[XML-SIG] Status of XML 1.1 processing in Python?

Wed Aug 31 19:55:52 CEST 2005

Daniel Veillard wrote:

>On Tue, Aug 30, 2005 at 10:07:10AM +0200, Ken Beesley wrote:
>  
>
>>The existing (hidden) Mac parser that parses XML specifications
>>of input methods (into a low-level binary format) already
>>handles &#x0008; and other control characters now legal in XML 1.1
>>So this hidden Mac parser is XML 1.1-capable, at least as far as
>>control characters are concerned. 
>>    
>>
>
>  The real problem is that "parser" is from your initial description
>not an XML-1.0 parser nor an XML-1.1 parser. Send some flames to Apple
>for breaking a standard that everybody else tried to conform to. Then
>work around that broken piece in their stack if you want but as always
>for conformance problems workarounds it's just lost time in the long term.
>
>  
>
First, I'd like to thank experts like Daniel Veillard,
Uche Ogbuji and others who have responded to my XML 1.1
messages.  I very much appreciate your volunteer work in
creating and maintaining tools for XML processing.

Yes, as I pointed out in an earlier message, this Apple behavior
is formally a no-no.  It is of course the official duty of a respectable
XML parser to refuse to parse a document marked version="1.0"
if it contains character references like &#x0008; that are
legal only in XML 1.1.  Apple is faultable here, but it should be
understood that it's their own private HIDDEN parser, used for
exactly one specific application:  this hidden parser translates
OS-X-input-method-defining XML files, defined by a DTD documented
in http://developer.apple.com/technotes/tn2002/tn2056.html,
into an even less human-friendly binary format that OS X
really uses internally.  This hidden parser has only one purpose
in life; it's a dog that knows only one trick. 
This OS X input-method application naturally "needs"
to refer to XML 1.1 characters; and Apple has apparently
wired XML 1.1 assumptions into this hidden, one-trick parser.
Their sin would be wiped away if they simply required that
the input files be marked properly as version="1.1". 

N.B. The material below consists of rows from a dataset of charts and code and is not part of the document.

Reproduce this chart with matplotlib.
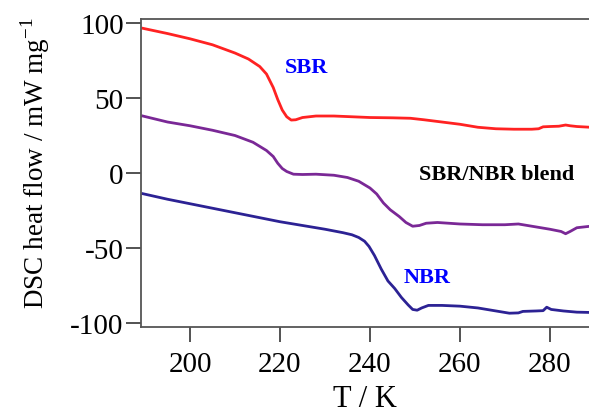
import matplotlib
matplotlib.use("Agg")
import matplotlib.pyplot as plt

plt.rcParams['font.family'] = ['Liberation Serif', 'DejaVu Serif']
plt.rcParams['mathtext.fontset'] = 'custom'
plt.rcParams['mathtext.rm'] = 'Liberation Serif'
plt.rcParams['axes.unicode_minus'] = False

sbr_T = [189.5, 195, 200, 205, 210, 213, 215.5, 217, 218.5, 219.5, 220.5, 221.5, 222.5, 223.5, 225, 228,
         232, 236, 240, 245, 249, 252, 256, 260, 264, 268, 272, 276, 277.5, 278.5, 280, 282, 283.5, 284.5, 286, 289]
sbr_Y = [96.5, 93, 89.5, 85.5, 80, 76, 71, 66, 57, 49, 42, 37.5, 35.3, 35.5, 37, 38,
         38, 37.5, 37, 36.8, 36.5, 35.5, 34, 32.5, 30.5, 29.5, 29.2, 29.2, 29.5, 30.8, 31, 31.2, 32, 31.5, 31, 30.5]

blend_T = [189.5, 195, 200, 205, 210, 214, 217, 218.5, 219.5, 220.5, 221.5, 223, 225, 228, 232, 235, 237.5,
           240, 241.5, 243, 244.5, 246.5, 248, 249.5, 251, 252.5, 255, 260, 265, 270, 273, 276, 280, 282.5,
           283.5, 284.5, 286, 289]
blend_Y = [38, 34, 31.5, 28.5, 25, 20.5, 15, 11, 6.5, 3, 1, -0.8, -1, -0.8, -1.5, -3, -5.5,
           -10, -14, -20, -24.5, -29, -33, -35.5, -35, -33.5, -33, -34, -34.5, -34.5, -34, -35.5, -37.5, -39,
           -40.5, -39, -36.5, -35.5]

nbr_T = [189.5, 195, 200, 205, 210, 215, 220, 225, 230, 234, 236, 237.5, 238.8, 239.8, 241, 242.5, 244, 245.5, 247,
         248.5, 249.5, 250.5, 251.5, 253, 256, 260, 264, 268, 271, 273, 274, 277, 278.5, 279.3, 280.3, 283,
         286, 289]
nbr_Y = [-13.8, -17.5, -20.5, -23.5, -26.5, -29.5, -32.5, -35, -37.5, -39.8, -41.2, -43, -45.5, -49, -55, -64, -72, -77, -83,
         -88, -91, -91.5, -90, -88.3, -88.3, -88.8, -90, -92, -93.5, -93.3, -92.3, -92, -91.8, -89.5, -91, -92,
         -92.8, -93]

x_ticks = [200, 220, 240, 260, 280]
y_ticks = [-100, -50, 0, 50, 100]

fig = plt.figure(figsize=(5.89, 4.14), dpi=100)
ax = fig.add_axes([141/589, 1-328/414, 1-141/589, (328-20)/414])

ax.plot(sbr_T, sbr_Y, color='#ff2222', lw=2)
ax.plot(blend_T, blend_Y, color='#7a2896', lw=2)
ax.plot(nbr_T, nbr_Y, color='#2c2294', lw=2)

ax.text(225.8, 70.5, 'SBR', color='#0000ff', fontweight='bold', fontsize=16, ha='center', va='center')
ax.text(268.2, -0.9, 'SBR/NBR blend', color='black', fontweight='bold', fontsize=16, ha='center', va='center')
ax.text(252.7, -69.5, 'NBR', color='#0000ff', fontweight='bold', fontsize=16, ha='center', va='center')

ax.set_xlim(189.1, 288.7)
ax.set_ylim(-102.7, 102.7)
ax.set_xticks(x_ticks)
ax.set_yticks(y_ticks)
ax.tick_params(direction='out', length=11, width=1.3, color='#444444', labelsize=21)
ax.tick_params(axis='y', pad=1.5)
ax.tick_params(axis='x', pad=6)
for s in ['left', 'bottom', 'top']:
    ax.spines[s].set_color('#555555')
    ax.spines[s].set_linewidth(1.3)
ax.spines['right'].set_visible(False)

ax.set_xlabel('T / K', fontsize=22, labelpad=5)
ax.set_ylabel('DSC heat flow / mW mg$^{\\mathrm{-1}}$', fontsize=19.5)
ax.yaxis.set_label_coords(-0.199, 0.535)

fig.savefig('out.png', dpi=100)
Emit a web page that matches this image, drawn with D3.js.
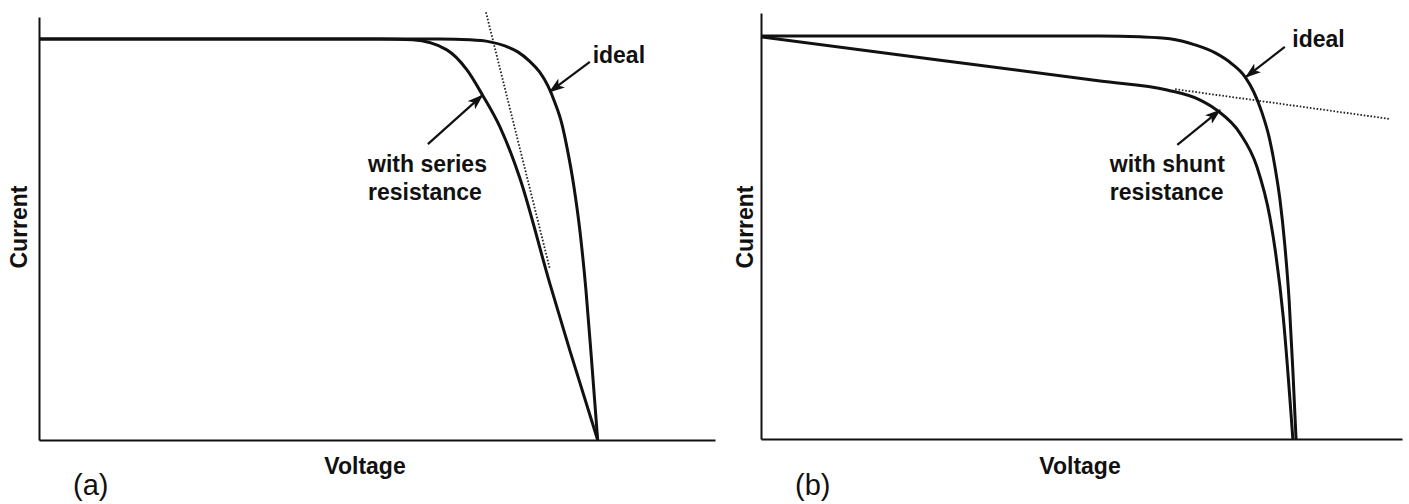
<!DOCTYPE html>
<html>
<head>
<meta charset="utf-8">
<title>I-V curves</title>
<script src="https://cdn.jsdelivr.net/npm/d3@7/dist/d3.min.js"></script>
<style>
  body { margin: 0; background: #fff; }
  svg { display: block; }
  text { font-family: "Liberation Sans", Arial, Helvetica, sans-serif; fill: #111; }
</style>
</head>
<body>
<svg id="chart" width="1409" height="504"></svg>
<script>
// voltage and current are normalised: V = 1 at open circuit, I = 1 at short circuit
// panel (a)
var idealA_V  = [0, 0.717, 0.771, 0.807, 0.834, 0.857, 0.878, 0.896, 0.911, 0.923, 0.936, 0.946, 0.957, 0.968, 0.979, 0.989, 1.0];
var idealA_I  = [1, 1.0, 0.998, 0.993, 0.983, 0.968, 0.945, 0.918, 0.883, 0.843, 0.788, 0.723, 0.636, 0.524, 0.374, 0.200, 0];
var seriesA_V = [0, 0.610, 0.669, 0.730, 0.766, 0.794, 0.825, 0.860, 0.914, 0.950, 1.0];
var seriesA_I = [1, 1.0, 0.998, 0.973, 0.923, 0.860, 0.781, 0.656, 0.392, 0.224, 0];
var tangentA_V = [0.800, 0.914];
var tangentA_I = [1.067, 0.429];

// panel (b)
var idealB_V = [0, 0.634, 0.708, 0.764, 0.811, 0.849, 0.880, 0.905, 0.921, 0.936, 0.950, 0.961, 0.970, 0.979, 0.987, 0.994, 1.0];
var idealB_I = [1, 1.0, 0.998, 0.993, 0.978, 0.958, 0.931, 0.898, 0.861, 0.811, 0.747, 0.672, 0.593, 0.481, 0.345, 0.171, 0];
var shuntB_V = [0, 0.335, 0.634, 0.759, 0.821, 0.852, 0.895, 0.927, 0.951, 0.961, 0.976, 0.994];
var shuntB_I = [0.998, 0.940, 0.888, 0.866, 0.841, 0.816, 0.759, 0.675, 0.551, 0.469, 0.303, 0];
var tangentB_V = [0.774, 1.176];
var tangentB_I = [0.868, 0.794];

// axis extents (normalised units)
var vMaxA = 1.21, iMaxA = 1.055;
var vMaxB = 1.198, iMaxB = 1.057;

// annotations: label lines, label anchor, arrow tail, arrow tip
var notesA = [
  {lines: ["ideal"], tx: 0.991, ty: 0.940, from: [0.986, 0.943], to: [0.914, 0.868]},
  {lines: ["with series", "resistance"], tx: 0.589, ty: 0.668, from: [0.696, 0.738], to: [0.794, 0.860]}
];
var notesB = [
  {lines: ["ideal"], tx: 0.993, ty: 0.973, from: [0.979, 0.973], to: [0.906, 0.898]},
  {lines: ["with shunt", "resistance"], tx: 0.652, ty: 0.663, from: [0.778, 0.730], to: [0.858, 0.816]}
];

var svg = d3.select("#chart");

svg.append("defs").append("marker")
  .attr("id", "head")
  .attr("viewBox", "0 0 16 11")
  .attr("refX", 15).attr("refY", 5.5)
  .attr("markerWidth", 16).attr("markerHeight", 11)
  .attr("markerUnits", "userSpaceOnUse")
  .attr("orient", "auto")
  .append("path")
  .attr("d", "M0,0 L16,5.5 L0,11 L4,5.5 Z")
  .attr("fill", "#111");

function zipPts(vs, is) {
  return vs.map(function(v, k) { return [v, is[k]]; });
}

function drawPanel(p) {
  var x = d3.scaleLinear().domain([0, p.vMax]).range([p.left, p.right]);
  var y = d3.scaleLinear().domain([0, p.iMax]).range([p.bottom, p.top]);
  var g = svg.append("g");

  // axes: domain line only, no ticks
  g.append("g")
    .attr("transform", "translate(0," + p.bottom + ")")
    .call(d3.axisBottom(x).ticks(0).tickSizeOuter(0))
    .call(function(a) { a.select(".domain").attr("stroke", "#111").attr("stroke-width", 2); });
  g.append("g")
    .attr("transform", "translate(" + p.left + ",0)")
    .call(d3.axisLeft(y).ticks(0).tickSizeOuter(0))
    .call(function(a) { a.select(".domain").attr("stroke", "#111").attr("stroke-width", 2); });

  var line = d3.line()
    .x(function(d) { return x(d[0]); })
    .y(function(d) { return y(d[1]); })
    .curve(d3.curveMonotoneX);

  // dotted tangent
  g.append("path")
    .datum(p.tangent)
    .attr("d", d3.line().x(function(d) { return x(d[0]); }).y(function(d) { return y(d[1]); }))
    .attr("fill", "none")
    .attr("stroke", "#222")
    .attr("stroke-width", 1.8)
    .attr("stroke-dasharray", "1.6 1.8");

  g.selectAll("path.curve")
    .data(p.curves)
    .enter().append("path")
    .attr("class", "curve")
    .attr("d", line)
    .attr("fill", "none")
    .attr("stroke", "#111")
    .attr("stroke-width", 3)
    .attr("stroke-linejoin", "round");

  // annotations
  p.notes.forEach(function(n) {
    g.append("line")
      .attr("x1", x(n.from[0])).attr("y1", y(n.from[1]))
      .attr("x2", x(n.to[0])).attr("y2", y(n.to[1]))
      .attr("stroke", "#111")
      .attr("stroke-width", 2.2)
      .attr("marker-end", "url(#head)");
    var t = g.append("text")
      .attr("x", x(n.tx)).attr("y", y(n.ty))
      .attr("font-size", 23)
      .attr("font-weight", "bold");
    n.lines.forEach(function(s, k) {
      t.append("tspan").attr("x", x(n.tx)).attr("dy", k === 0 ? 0 : 28).text(s);
    });
  });

  // axis titles and panel letter
  g.append("text")
    .attr("transform", "translate(" + p.yLabelX + "," + p.yLabelY + ") rotate(-90)")
    .attr("text-anchor", "middle")
    .attr("font-size", 23)
    .attr("font-weight", "bold")
    .text("Current");
  g.append("text")
    .attr("x", p.xLabelX).attr("y", 474)
    .attr("text-anchor", "middle")
    .attr("font-size", 23)
    .attr("font-weight", "bold")
    .text("Voltage");
  g.append("text")
    .attr("x", p.left + 34).attr("y", 495)
    .attr("font-size", 29)
    .text(p.letter);
}

drawPanel({
  left: 39, right: 715, top: 17, bottom: 440,
  vMax: vMaxA, iMax: iMaxA,
  curves: [zipPts(idealA_V, idealA_I), zipPts(seriesA_V, seriesA_I)],
  tangent: zipPts(tangentA_V, tangentA_I),
  notes: notesA,
  yLabelX: 27, yLabelY: 227, xLabelX: 365, letter: "(a)"
});

drawPanel({
  left: 761, right: 1402, top: 13, bottom: 439,
  vMax: vMaxB, iMax: iMaxB,
  curves: [zipPts(idealB_V, idealB_I), zipPts(shuntB_V, shuntB_I)],
  tangent: zipPts(tangentB_V, tangentB_I),
  notes: notesB,
  yLabelX: 753, yLabelY: 227, xLabelX: 1080, letter: "(b)"
});
</script>
</body>
</html>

But, again, that's not my "real problem".  I need and want
to validate and parse XML 1.1 documents containing character
references that are legal only in XML 1.1.  I'm willing and
anxious to mark the files properly as version="1.1".  I don't want to
force XML 1.1 on anyone; but it's _exactly_ what I need for my
application.   There must be some other people out there with the
same needs, in particular the people who went out of their
way to write the XML 1.1 recommendation.

The "real problem" or real nuisance for me is that so few of the
open, general-purpose XML tools can handle XML 1.1 at all.
Even if I mark my XML files properly as version="1.1", the
tools can't handle them because they're limited to XML 1.0.

Here's what I've found so far:

The Jing validating parser, for Relax NG schemas, seems
to validate XML 1.0 vs. XML 1.1 correctly.  Nice.
http://www.thaiopensource.com/relaxng/jing.html

pxdom (http://www.doxdesk.com/software/py/pxdom.html)
is a pure Python implementation of DOM, not dependent
on Expat, and claims to handle XML 1.0 and XML 1.1

PyLTXML, from the Univ. of Edinburgh, also claims to handle
XML 1.0 and XML 1.1.  (http://www.ltg.ed.ac.uk/software/xml/)

With pxdom or PyLTXML (still to be tested) it would appear
that I can do what I need to do, using real XML 1.1, and not have
to resort to any workarounds.

I'd _prefer_ to use pulldom or perhaps Ogbuji's very attractive
binderytools.pushbind().  If I were half as dedicated to
XML 1.1 as Veillard and Ogbuji are to XML in general,
I'd roll up my sleeves and contribute to the development
rather than just begging.   :)

Thanks again to all those working on XML tools,

Ken